───── RECORDS SHOWN ─────

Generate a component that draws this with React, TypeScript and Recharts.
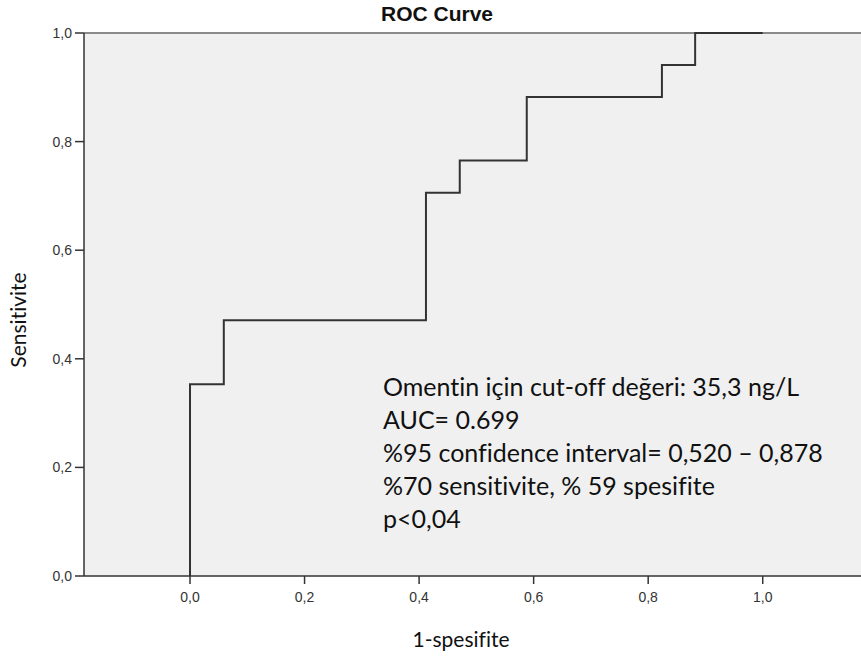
import React from 'react'
import { LineChart, Line, XAxis, YAxis, CartesianGrid, ReferenceLine } from 'recharts'

// ROC step curve (n = 17 positives)
const fpr = [0, 0, 0.059, 0.059, 0.412, 0.412, 0.471, 0.471, 0.588, 0.588, 0.824, 0.824, 0.882, 0.882, 1.0]
const tpr = [0, 0.353, 0.353, 0.471, 0.471, 0.706, 0.706, 0.765, 0.765, 0.882, 0.882, 0.941, 0.941, 1.0, 1.0]

const xTicks = [0, 0.2, 0.4, 0.6, 0.8, 1.0]
const yTicks = [0, 0.2, 0.4, 0.6, 0.8, 1.0]

const notes = [
  'Omentin için cut-off değeri: 35,3 ng/L',
  'AUC= 0.699',
  '%95 confidence interval= 0,520 – 0,878',
  '%70 sensitivite, % 59 spesifite',
  'p<0,04',
]

const data = fpr.map((x, i) => ({ fpr: x, tpr: tpr[i] }))

const fmt = (v: number) => v.toFixed(1).replace('.', ',')

const tickFont = 'Liberation Sans, Arial, sans-serif'

function XTick(props: any) {
  const { x, y, payload } = props
  return (
    <text x={x} y={y + 16} textAnchor="middle" fontFamily={tickFont} fontSize={14} fill="#333">
      {fmt(payload.value)}
    </text>
  )
}

function YTick(props: any) {
  const { x, y, payload } = props
  return (
    <text x={x - 1} y={y + 5} textAnchor="end" fontFamily={tickFont} fontSize={14} fill="#333">
      {fmt(payload.value)}
    </text>
  )
}

const labelFont: React.CSSProperties = { fontFamily: 'Lato, sans-serif', color: '#111', whiteSpace: 'nowrap', fontVariantLigatures: 'none' }

export default function App() {
  return (
    <div style={{ position: 'absolute', left: 0, top: 0, width: 861, height: 656, background: '#fff' }}>
      <LineChart width={861} height={656} data={data} margin={{ top: 33, right: 0, bottom: 50, left: 0 }}>
        <CartesianGrid fill="#f0f0f0" horizontal={false} vertical={false} />
        <XAxis
          type="number"
          dataKey="fpr"
          domain={[-0.1851, 1.1716]}
          ticks={xTicks}
          allowDataOverflow
          height={30}
          tickSize={8}
          tick={<XTick />}
          stroke="#333"
          strokeWidth={1.5}
        />
        <YAxis
          type="number"
          domain={[0, 1]}
          ticks={yTicks}
          width={84}
          tickSize={9}
          tick={<YTick />}
          stroke="#333"
          strokeWidth={1.5}
        />
        <ReferenceLine y={1} stroke="#8a8a8a" strokeWidth={2} />
        <Line
          type="linear"
          dataKey="tpr"
          stroke="#333"
          strokeWidth={2}
          dot={false}
          activeDot={false}
          isAnimationActive={false}
        />
      </LineChart>

      <div style={{ position: 'absolute', left: 0, width: 874, top: 2, textAlign: 'center', fontFamily: tickFont, fontWeight: 'bold', fontSize: 21, color: '#111' }}>
        ROC Curve
      </div>
      <div style={{ ...labelFont, position: 'absolute', left: 0, width: 922, top: 626, textAlign: 'center', fontSize: 21 }}>
        1-spesifite
      </div>
      <div style={{ ...labelFont, position: 'absolute', left: 17, top: 320, transform: 'translate(-50%, -50%) rotate(-90deg)', fontSize: 21 }}>
        Sensitivite
      </div>
      <div style={{ ...labelFont, position: 'absolute', left: 383, top: 370, fontSize: 25, lineHeight: '33px' }}>
        {notes.map((n) => (
          <div key={n}>{n}</div>
        ))}
      </div>
    </div>
  )
}
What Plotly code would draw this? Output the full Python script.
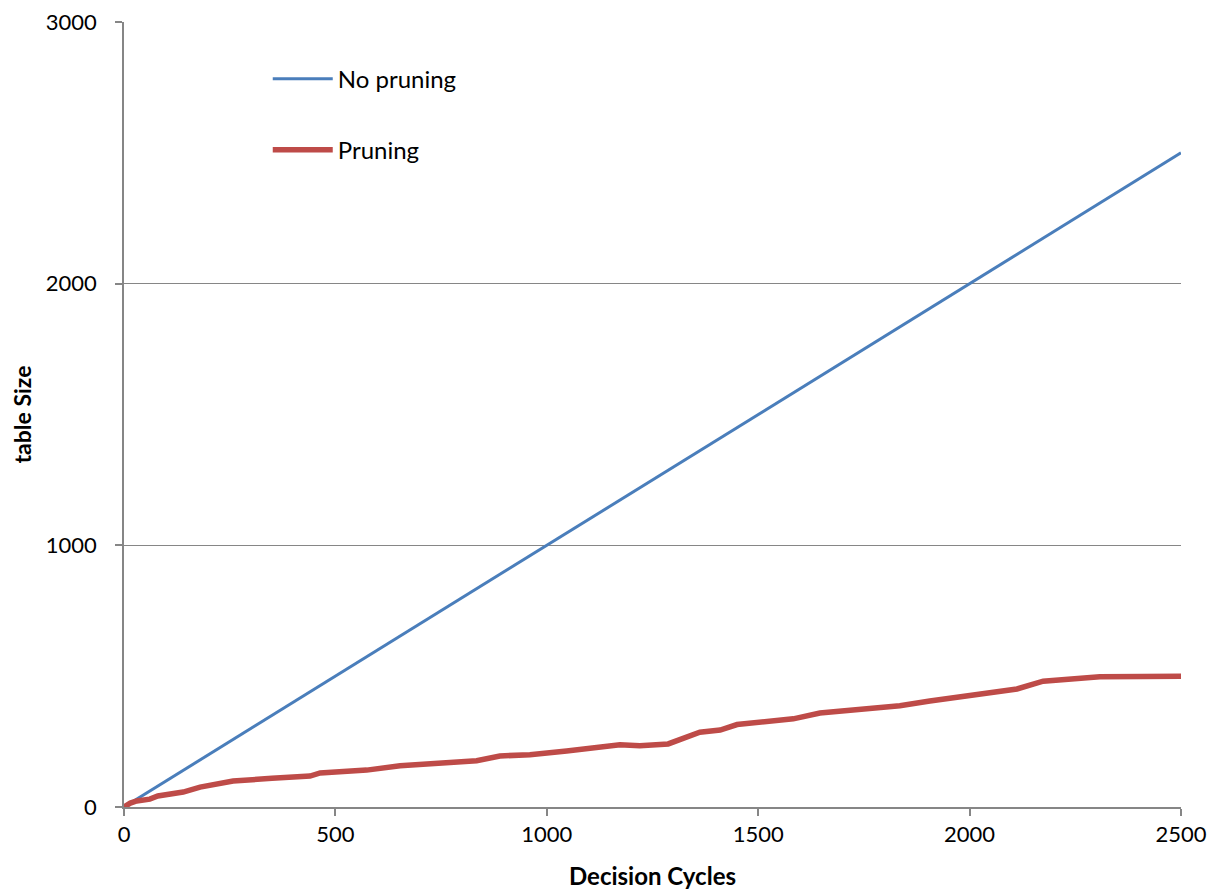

─────

- _TASK DIRECTIONS_: Excluding the pictures, restate the records above word for word.

- _COMPLETED TASK_:
Generate a component that draws this with React, TypeScript and Recharts.
import React from 'react'
import { LineChart, Line, XAxis, YAxis, CartesianGrid, ReferenceLine } from 'recharts'

// ROC step curve (n = 17 positives)
const fpr = [0, 0, 0.059, 0.059, 0.412, 0.412, 0.471, 0.471, 0.588, 0.588, 0.824, 0.824, 0.882, 0.882, 1.0]
const tpr = [0, 0.353, 0.353, 0.471, 0.471, 0.706, 0.706, 0.765, 0.765, 0.882, 0.882, 0.941, 0.941, 1.0, 1.0]

const xTicks = [0, 0.2, 0.4, 0.6, 0.8, 1.0]
const yTicks = [0, 0.2, 0.4, 0.6, 0.8, 1.0]

const notes = [
  'Omentin için cut-off değeri: 35,3 ng/L',
  'AUC= 0.699',
  '%95 confidence interval= 0,520 – 0,878',
  '%70 sensitivite, % 59 spesifite',
  'p<0,04',
]

const data = fpr.map((x, i) => ({ fpr: x, tpr: tpr[i] }))

const fmt = (v: number) => v.toFixed(1).replace('.', ',')

const tickFont = 'Liberation Sans, Arial, sans-serif'

function XTick(props: any) {
  const { x, y, payload } = props
  return (
    <text x={x} y={y + 16} textAnchor="middle" fontFamily={tickFont} fontSize={14} fill="#333">
      {fmt(payload.value)}
    </text>
  )
}

function YTick(props: any) {
  const { x, y, payload } = props
  return (
    <text x={x - 1} y={y + 5} textAnchor="end" fontFamily={tickFont} fontSize={14} fill="#333">
      {fmt(payload.value)}
    </text>
  )
}

const labelFont: React.CSSProperties = { fontFamily: 'Lato, sans-serif', color: '#111', whiteSpace: 'nowrap', fontVariantLigatures: 'none' }

export default function App() {
  return (
    <div style={{ position: 'absolute', left: 0, top: 0, width: 861, height: 656, background: '#fff' }}>
      <LineChart width={861} height={656} data={data} margin={{ top: 33, right: 0, bottom: 50, left: 0 }}>
        <CartesianGrid fill="#f0f0f0" horizontal={false} vertical={false} />
        <XAxis
          type="number"
          dataKey="fpr"
          domain={[-0.1851, 1.1716]}
          ticks={xTicks}
          allowDataOverflow
          height={30}
          tickSize={8}
          tick={<XTick />}
          stroke="#333"
          strokeWidth={1.5}
        />
        <YAxis
          type="number"
          domain={[0, 1]}
          ticks={yTicks}
          width={84}
          tickSize={9}
          tick={<YTick />}
          stroke="#333"
          strokeWidth={1.5}
        />
        <ReferenceLine y={1} stroke="#8a8a8a" strokeWidth={2} />
        <Line
          type="linear"
          dataKey="tpr"
          stroke="#333"
          strokeWidth={2}
          dot={false}
          activeDot={false}
          isAnimationActive={false}
        />
      </LineChart>

      <div style={{ position: 'absolute', left: 0, width: 874, top: 2, textAlign: 'center', fontFamily: tickFont, fontWeight: 'bold', fontSize: 21, color: '#111' }}>
        ROC Curve
      </div>
      <div style={{ ...labelFont, position: 'absolute', left: 0, width: 922, top: 626, textAlign: 'center', fontSize: 21 }}>
        1-spesifite
      </div>
      <div style={{ ...labelFont, position: 'absolute', left: 17, top: 320, transform: 'translate(-50%, -50%) rotate(-90deg)', fontSize: 21 }}>
        Sensitivite
      </div>
      <div style={{ ...labelFont, position: 'absolute', left: 383, top: 370, fontSize: 25, lineHeight: '33px' }}>
        {notes.map((n) => (
          <div key={n}>{n}</div>
        ))}
      </div>
    </div>
  )
}
What Plotly code would draw this? Output the full Python script.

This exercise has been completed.